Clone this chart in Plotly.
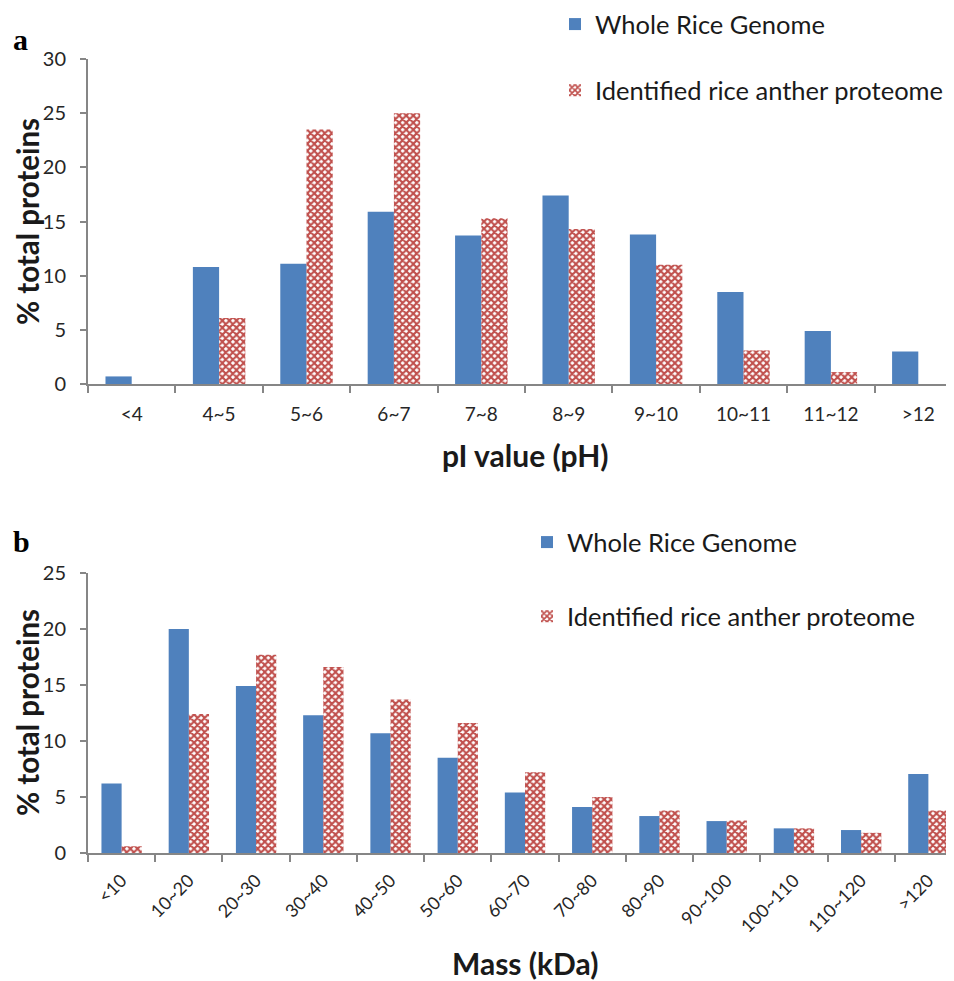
import plotly.graph_objects as go

# Panel a: pI distribution
pi_categories = ["<4", "4~5", "5~6", "6~7", "7~8", "8~9", "9~10", "10~11", "11~12", ">12"]
pi_genome = [0.7, 10.8, 11.1, 15.9, 13.7, 17.4, 13.8, 8.5, 4.9, 3.0]
pi_anther = [0.0, 6.1, 23.5, 25.0, 15.3, 14.3, 11.0, 3.1, 1.1, 0.0]

# Panel b: mass distribution
mass_categories = ["<10", "10~20", "20~30", "30~40", "40~50", "50~60", "60~70",
                   "70~80", "80~90", "90~100", "100~110", "110~120", ">120"]
mass_genome = [6.2, 20.0, 14.9, 12.3, 10.7, 8.5, 5.4, 4.1, 3.3, 2.85, 2.2, 2.05, 7.05]
mass_anther = [0.6, 12.4, 17.7, 16.6, 13.7, 11.6, 7.2, 5.0, 3.8, 2.9, 2.2, 1.8, 3.8]

series_names = ["Whole Rice Genome", "Identified rice anther proteome"]

BLUE = "#4f81bd"
RED = "#c0504d"
AXIS = "#868686"
FONT = "Lato"
TXT = "#1a1a1a"

W, H = 954, 981
OFF = 8  # page offset of the figure inside the browser body

def px_x(p):
    return (p - OFF) / W

def px_y(p):
    return 1 - (p - OFF) / H

red_marker = dict(color="#f1d6d6",
                  pattern=dict(shape="x", fgcolor=RED, size=5, solidity=0.65, fillmode="replace"),
                  line=dict(width=0))

fig = go.Figure()
fig.add_trace(go.Bar(x=pi_categories, y=pi_genome, name=series_names[0],
                     marker=dict(color=BLUE, line=dict(width=0)),
                     xaxis="x", yaxis="y", legend="legend", legendgroup="g1"))
fig.add_trace(go.Bar(x=pi_categories, y=pi_anther, name=series_names[1],
                     marker=red_marker,
                     xaxis="x", yaxis="y", legend="legend", legendgroup="g2"))
fig.add_trace(go.Bar(x=mass_categories, y=mass_genome, name=series_names[0],
                     marker=dict(color=BLUE, line=dict(width=0)),
                     xaxis="x2", yaxis="y2", legend="legend2", legendgroup="g3"))
fig.add_trace(go.Bar(x=mass_categories, y=mass_anther, name=series_names[1],
                     marker=red_marker,
                     xaxis="x2", yaxis="y2", legend="legend2", legendgroup="g4"))

common_x = dict(showline=True, linecolor=AXIS, linewidth=2, ticks="outside", tickson="boundaries",
                ticklen=7, tickcolor=AXIS, tickwidth=2, showgrid=False, zeroline=False,
                automargin=False)
common_y = dict(showline=True, linecolor=AXIS, linewidth=2, ticks="outside", ticklen=6,
                tickcolor=AXIS, tickwidth=2, showgrid=False, zeroline=False,
                tickfont=dict(family=FONT, size=20, color="#262626"),
                ticklabelstandoff=10, automargin=False)

xdom = [px_x(88), 1.0]
fig.update_layout(
    width=W, height=H,
    margin=dict(l=0, r=0, t=0, b=0, autoexpand=False),
    paper_bgcolor="white", plot_bgcolor="white",
    barmode="group", bargap=0.4, bargroupgap=0.0,
    xaxis=dict(domain=xdom, anchor="y", range=[-0.5, 9.5], ticklabelstandoff=12,
               tickfont=dict(family=FONT, size=19, color="#262626"), **common_x),
    yaxis=dict(domain=[px_y(384), px_y(59)], anchor="x", range=[0, 30], dtick=5, **common_y),
    xaxis2=dict(domain=xdom, anchor="y2", range=[-0.5, 12.5], tickangle=-45, ticklabelstandoff=8,
                tickfont=dict(family=FONT, size=18, color="#262626"), **common_x),
    yaxis2=dict(domain=[px_y(853), px_y(573)], anchor="x2", range=[0, 25], dtick=5, **common_y),
    legend=dict(x=547 / W, y=1 + 7 / H, xanchor="left", yanchor="top",
                font=dict(family=FONT, size=25.5, color=TXT),
                traceorder="grouped", tracegroupgap=30, itemwidth=30, bgcolor="rgba(0,0,0,0)"),
    legend2=dict(x=519 / W, y=1 - 511 / H, xanchor="left", yanchor="top",
                 font=dict(family=FONT, size=25.5, color=TXT),
                 traceorder="grouped", tracegroupgap=38, itemwidth=30, bgcolor="rgba(0,0,0,0)"),
    showlegend=True,
)

ann = []
ann.append(dict(text="<b>a</b>", x=px_x(11), y=px_y(39), xref="paper", yref="paper",
                xanchor="left", yanchor="middle", showarrow=False,
                font=dict(family="Liberation Serif", size=30, color="black")))
ann.append(dict(text="<b>b</b>", x=px_x(11), y=px_y(541), xref="paper", yref="paper",
                xanchor="left", yanchor="middle", showarrow=False,
                font=dict(family="Liberation Serif", size=30, color="black")))
ann.append(dict(text="<b>% total proteins</b>", x=px_x(27), y=px_y(222), xref="paper", yref="paper",
                textangle=-90, showarrow=False, xanchor="center", yanchor="middle",
                font=dict(family=FONT, size=29.5, color=TXT)))
ann.append(dict(text="<b>% total proteins</b>", x=px_x(27), y=px_y(713), xref="paper", yref="paper",
                textangle=-90, showarrow=False, xanchor="center", yanchor="middle",
                font=dict(family=FONT, size=29.5, color=TXT)))
ann.append(dict(text="<b>pI value (pH)</b>", x=px_x(525), y=px_y(455), xref="paper", yref="paper",
                showarrow=False, xanchor="center", yanchor="middle",
                font=dict(family=FONT, size=30, color=TXT)))
ann.append(dict(text="<b>Mass (kDa)</b>", x=px_x(525), y=px_y(963), xref="paper", yref="paper",
                showarrow=False, xanchor="center", yanchor="middle",
                font=dict(family=FONT, size=30, color=TXT)))
fig.update_layout(annotations=ann)

fig.write_html("out.html")
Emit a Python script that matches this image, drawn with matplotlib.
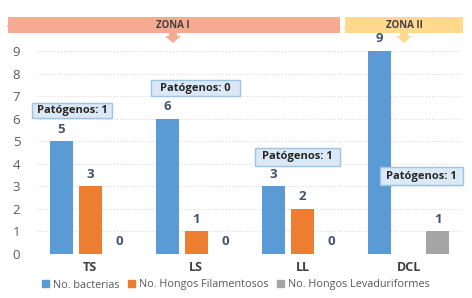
import matplotlib.pyplot as plt
import numpy as np
from matplotlib.patches import Rectangle, Polygon

categories = ["TS", "LS", "LL", "DCL"]
bacterias = [5, 6, 3, 9]
filamentosos = [3, 1, 2, None]
levaduriformes = [0, 0, 0, 1]
series_names = ["No. bacterias", "No. Hongos Filamentosos", "No. Hongos Levaduriformes"]
patogenos = ["Patógenos: 1", "Patógenos: 0", "Patógenos: 1", "Patógenos: 1"]
zonas = ["ZONA I", "ZONA II"]

W, H = 472, 298
plt.rcParams["font.family"] = ["Open Sans", "DejaVu Sans"]
fig = plt.figure(figsize=(W / 100, H / 100), dpi=100)
ax = fig.add_axes([37 / W, 1 - 254 / H, 425 / W, (254 - 28.4) / H])


def px(x, y):
    return x / W, 1 - y / H


colors = ["#5b9bd5", "#ed7d31", "#a5a5a5"]
x = np.arange(len(categories))
width = 0.217
step = 0.273
label_color = "#44546a"
for i, (vals, c) in enumerate(zip([bacterias, filamentosos, levaduriformes], colors)):
    pos = x + (i - 1) * step
    for p, v in zip(pos, vals):
        if v is None:
            continue
        ax.bar(p, v, width=width, color=c, zorder=2)
        ax.annotate(str(v), (p, v), xytext=(0, 4), textcoords="offset points",
                    ha="center", va="bottom", fontsize=9.5, fontweight="bold", color=label_color)

ax.set_xlim(-0.5, len(categories) - 0.5)
ax.set_ylim(0, 10)
ax.set_yticks(range(0, 11))
ax.set_xticks(x)
ax.set_xticklabels(categories, fontsize=9, fontweight="bold", color="#404040")
ax.tick_params(axis="y", labelsize=9.5, labelcolor="#595959", length=0, pad=12)
ax.tick_params(axis="x", length=0, pad=5)
ax.yaxis.grid(True, color="#d9d9d9", linestyle=":", linewidth=0.8, zorder=0)
for s in ax.spines.values():
    s.set_visible(False)

# legend
handles = [Rectangle((0, 0), 1, 1, color=c) for c in colors]
fig.legend(handles, series_names, loc="center", bbox_to_anchor=px(236, 285), ncol=3,
           frameon=False, fontsize=7.8, handlelength=0.6, handleheight=0.6,
           handletextpad=0.4, columnspacing=0.8, labelcolor="#595959",
           borderpad=0.1)

# pathogen boxes
boxes = [(32, 103, 80, 15), (151, 80, 89, 16), (255, 148, 85, 18), (380, 167, 83, 18)]
for (bx, by, bw, bh), txt in zip(boxes, patogenos):
    x0, y0 = px(bx, by + bh)
    fig.patches.append(Rectangle((x0, y0), bw / W, bh / H, transform=fig.transFigure,
                                 facecolor="#dbe9f6", edgecolor="#9dc3e6", linewidth=1, zorder=5))
    fig.text(*px(bx + bw / 2, by + bh / 2), txt, ha="center", va="center",
             fontsize=8, fontweight="bold", color="#262626", zorder=6)

# zone banners
banners = [(8, 17, 332, 16, "#f5ab91", 173), (345, 17, 118, 16, "#fed98e", 404)]
for (bx, by, bw, bh, c, ax_x), txt in zip(banners, zonas):
    x0, y0 = px(bx, by + bh)
    fig.patches.append(Rectangle((x0, y0), bw / W, bh / H, transform=fig.transFigure,
                                 facecolor=c, edgecolor="none", zorder=5))
    arrow = [px(ax_x - 4, by + bh), px(ax_x + 4, by + bh), px(ax_x + 4, by + bh + 3),
             px(ax_x + 8, by + bh + 3), px(ax_x, by + bh + 10), px(ax_x - 8, by + bh + 3),
             px(ax_x - 4, by + bh + 3)]
    fig.patches.append(Polygon(arrow, closed=True, transform=fig.transFigure,
                               facecolor=c, edgecolor="none", zorder=5))
    fig.text(*px(ax_x, by + bh / 2), txt,
             ha="center", va="center", fontsize=7, fontweight="bold", color="#404040", zorder=6)

fig.savefig("out.png", dpi=100)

··········

■ **Written request**: Omit the pictures. Extract exactly the lines that begin with the one holding "Emit a Python" and end with the one holding "from matplotlib.patches import", inclusive.

■ **Reply**:
Emit a Python script that matches this image, drawn with matplotlib.
import matplotlib.pyplot as plt
import numpy as np
from matplotlib.patches import Rectangle, Polygon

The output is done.